No hablaré del tiempo, pues sobre él se ha escrito ya tanto. En filosofía, en literatura, en astronomía. Hablaré de su escasez, de los pocos momentos de completo ocio. Ese ocio que en su connotación griega (skholé) estaba vinculado a la posibilidad de descanso y reposo y que (entiendo por qué) era condición propia de la gente privilegiada: “la abstención de la necesidad de ejercer el trabajo útil o productivo y la posibilidad de dedicación a la contemplación, la meditación y la reflexión filosófica”.
En esa medida, no soy gente privilegiada. El tiempo es conmigo roñoso y exigente. Jamás me sobra. Por eso necesito aglutinar todo en una rutina sin dejar intersticios, y así evitar el escape de alguna de las tareas obligadas o una actividad elegida. Subyace a diario la sensación de que mis veinticuatro horas duran menos que las veinticuatro horas del resto; aunque puedo estar siendo injusta con quienes también sufren esta afección.
No le hago a los planes espontáneos o improvisados, y cualquier imprevisto me perturba, lo que presumo me hace una persona tediosa. Aguardo los encuentros familiares duraderos, mientras sean planeados; y siento gozo como anfitriona de los amigos, siempre que estos no aparezcan un domingo en la tarde como quienes no quieren la cosa. Mis fines de semana son igualmente copados y una visita repentina -mientras hago tareas con el escolar de la familia y esta columna confía en el respeto a su lugar en la lista de espera- puede provocarme un síncope.
Sin ser un asunto generacional, me ata a los millennials la manía de no contestar el celular. No importa si es un número desconocido o un pariente muy querido, generalmente espero a que el teléfono deje de emitir las señales que anuncian la llamada y que reafirman mi codicia con los minutos. Eso sí, una vez que el aparato deja de mandar destellos atiendo casi inmediatamente el texto en la pantalla, que llega irremisiblemente, ese sí sin causar ansiedad. De hecho, los chats no me ofuscan. Como no traen consigo la emergencia ni la inmediatez en la respuesta, intervengo con libertad y entusiasmo en los intercambios virtuales e intermitentes de mensajes. Que sea celosa administradora de mis segundos no me hace misántropa.
He encomendado ya, a quienes me sucedan, procurar que mi lápida lleve inscrito un epitafio que diga: Murió por falta de tiempo. Ocurre que al parecer tengo lo que llamo “el complejo de Alicia”: me persigue un conejo afanoso que machaca con la finitud del día. Intento -como en un rally- rendir en los plazos autoimpuestos todas las pruebas; y sobre todo, vencerlas con la conciencia de que consagré a esas empresas, el esfuerzo intelectual, físico o emocional que ellas merecen. Pero a veces no se puede. Y es ahí donde hay que enfrentar los desmoralizantes desvelos.
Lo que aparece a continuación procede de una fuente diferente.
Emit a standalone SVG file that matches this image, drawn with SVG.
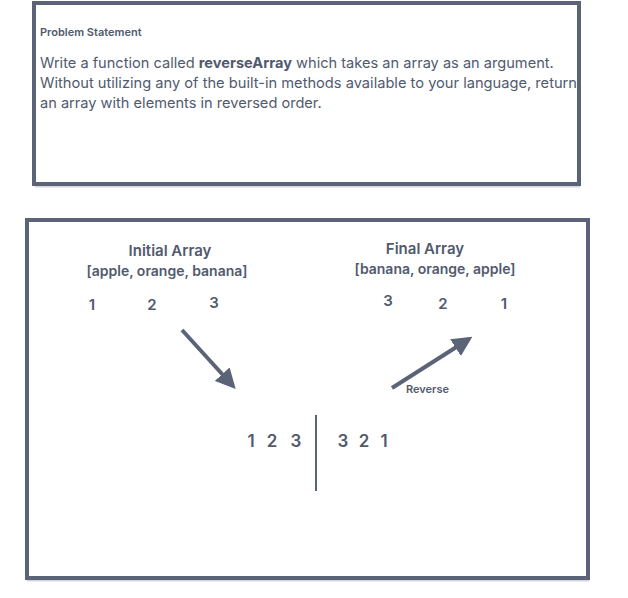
<svg xmlns="http://www.w3.org/2000/svg" width="628" height="598" viewBox="0 0 628 598">
<defs>
<style>
.box{fill:#ffffff;stroke:#5b6377;stroke-width:4}
.shadow{fill:none;stroke:#d3d6de;stroke-width:2}
.t{font-family:Inter,"Noto Sans","Liberation Sans",sans-serif;fill:#515a6e}
.title{font-size:11px;font-weight:600}
.body{font-size:14.6px;font-weight:400}
.head{font-size:15px;font-weight:600;text-anchor:middle}
.arr{font-size:14px;font-weight:600;text-anchor:middle}
.num{font-size:15px;font-weight:600;text-anchor:middle}
.big{font-size:17px;font-weight:600;text-anchor:middle}
.small{font-size:11px;font-weight:600}
.conn{stroke:#5b6377;stroke-width:4;fill:none}
</style>
<marker id="ah" viewBox="0 0 10 10" refX="8" refY="5" markerWidth="5" markerHeight="5" markerUnits="strokeWidth" orient="auto">
<path d="M0,0 L10,5 L0,10 Z" fill="#5b6377"/>
</marker>
</defs>
<rect width="628" height="598" fill="#ffffff"/>
<g id="problem">
<line class="shadow" x1="35" y1="186.5" x2="580" y2="186.5"/>
<rect class="box" x="34" y="3" width="545" height="181"/>
<text class="t title" x="40" y="36">Problem Statement</text>
<text class="t body" x="40" y="68">Write a function called <tspan font-weight="700">reverseArray</tspan> which takes an array as an argument.</text>
<text class="t body" x="40" y="88" textLength="537" lengthAdjust="spacingAndGlyphs">Without utilizing any of the built-in methods available to your language, return</text>
<text class="t body" x="40" y="108">an array with elements in reversed order.</text>
</g>
<g id="canvas">
<line class="shadow" x1="27" y1="580.5" x2="589" y2="580.5"/>
<rect class="box" x="27" y="220" width="561" height="358"/>
</g>
<g id="initial">
<text class="t head" x="170" y="256">Initial Array</text>
<text class="t arr" x="167" y="276">[apple, orange, banana]</text>
<text class="t num" x="92" y="310">1</text>
<text class="t num" x="152" y="310">2</text>
<text class="t num" x="214" y="308">3</text>
</g>
<g id="final">
<text class="t head" x="425" y="254">Final Array</text>
<text class="t arr" x="435" y="274">[banana, orange, apple]</text>
<text class="t num" x="388" y="306">3</text>
<text class="t num" x="443" y="309">2</text>
<text class="t num" x="504" y="309">1</text>
</g>
<g id="split">
<text class="t big" x="251" y="447">1</text>
<text class="t big" x="272" y="447">2</text>
<text class="t big" x="296" y="447">3</text>
<line x1="316" y1="415" x2="316" y2="491" stroke="#5b6377" stroke-width="2"/>
<text class="t big" x="343" y="447">3</text>
<text class="t big" x="364" y="447">2</text>
<text class="t big" x="384" y="447">1</text>
</g>
<g id="connectors">
<line class="conn" x1="182" y1="330" x2="233" y2="386" marker-end="url(#ah)"/>
<line class="conn" x1="392" y1="388" x2="469" y2="339" marker-end="url(#ah)"/>
<text class="t small" x="406" y="393">Reverse</text>
</g>
</svg>
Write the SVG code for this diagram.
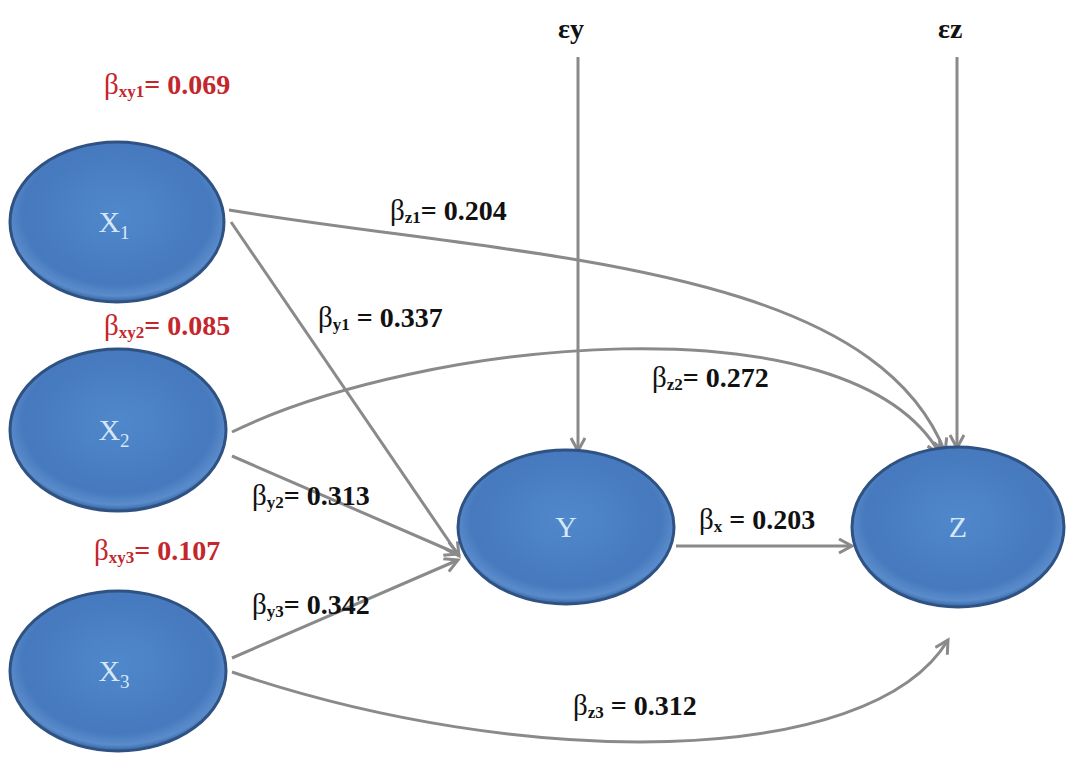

Agradezco sí, haber nacido mujer, pues aunque pueda estar partiendo de un prejuicio (positivo), puedo ocuparme de cuestiones múltiples, que en este caso no son en absoluto destacables, pero sí necesarias. Si no tuviera esos rasgos femeninos habría colapsado irremediablemente, como presumo colapsan los hombres, carentes de aptitudes para gestionar “asuntos varios”.
Julián Marías se quejaba de que los intelectuales de su época hacían demasiadas cosas y temía que les faltara tiempo, “más aún calma”, para pensar. Trasvasando el término intelectuales, por el de individuos, podría yo situarme entre aquellos a quienes les falta calma para pensar.
Un espíritu libre aconsejaría aprender a perder el tiempo. A mí ese aprendizaje me resulta difícil. Pese a que padezco una condición cardiaca común, que provoca que el corazón lata más lento, en mi cabeza retumba el tic tac que presiona el acelerador. De ahí que la frase del académico inglés Richard Whately pueda suponer una tortura adicional: “Pierde una hora por la mañana y la estarás buscando todo el día”.